Banning “racist” books is just fine but kids need to learn about the Holocaust and Japanese internment.
Trustee and chair of the board, David Green, told CBC Toronto the weeding process itself “rolled out wrong.”
That’s why he says trustees briefly paused the process until the board could get a better understanding of what was actually going on.
A motion was passed at a May 24 board meeting to ensure that, going forward, those weeding books during the anti-racist and inclusive audit in the second phase of the curation cycle would need to document the title and reason for removal before any books were disposed of.
“We have to make sure that we are meeting the needs of the students and not just rolling something out because we were told to do it,” said Green.
When it comes to removing all books published in 2008 or earlier, Green said the board of trustees has heard that, too.
“We have asked the Director [of Education] again to make sure that if that is taking place, then that is stopped, and then the proper process is followed,” he said.
Green also said they have plans to communicate with parents about the weeding process.
In the meantime, students like Takata are left with half-empty shelves and questions about why they weren’t consulted about their own libraries.
“No one asked for our opinions,” she said. “I feel that taking away books without anyone’s knowledge is considered censorship.”

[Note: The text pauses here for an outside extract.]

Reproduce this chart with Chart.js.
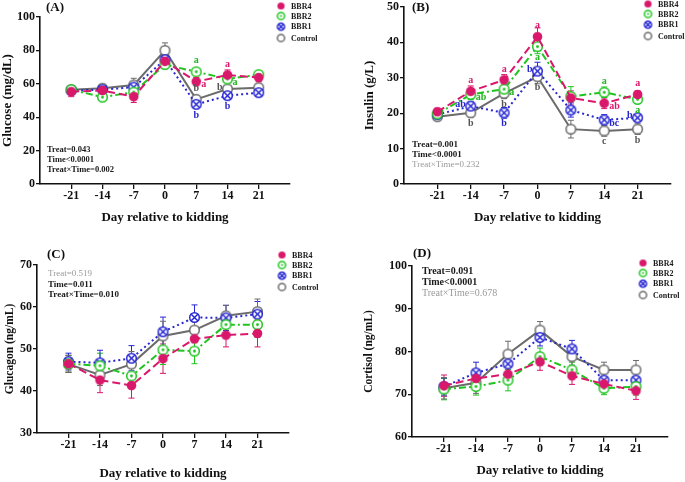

In short, after a bit of polish, the process will continue.
As George Orwell wrote in 1984: “Every record has been destroyed or falsified, every book has been rewritten, every picture has been repainted, every statue and street and building has been renamed, every date has been altered. And that process is continuing day by day and minute by minute. History has stopped. Nothing exists except an endless present in which the Party is always right.”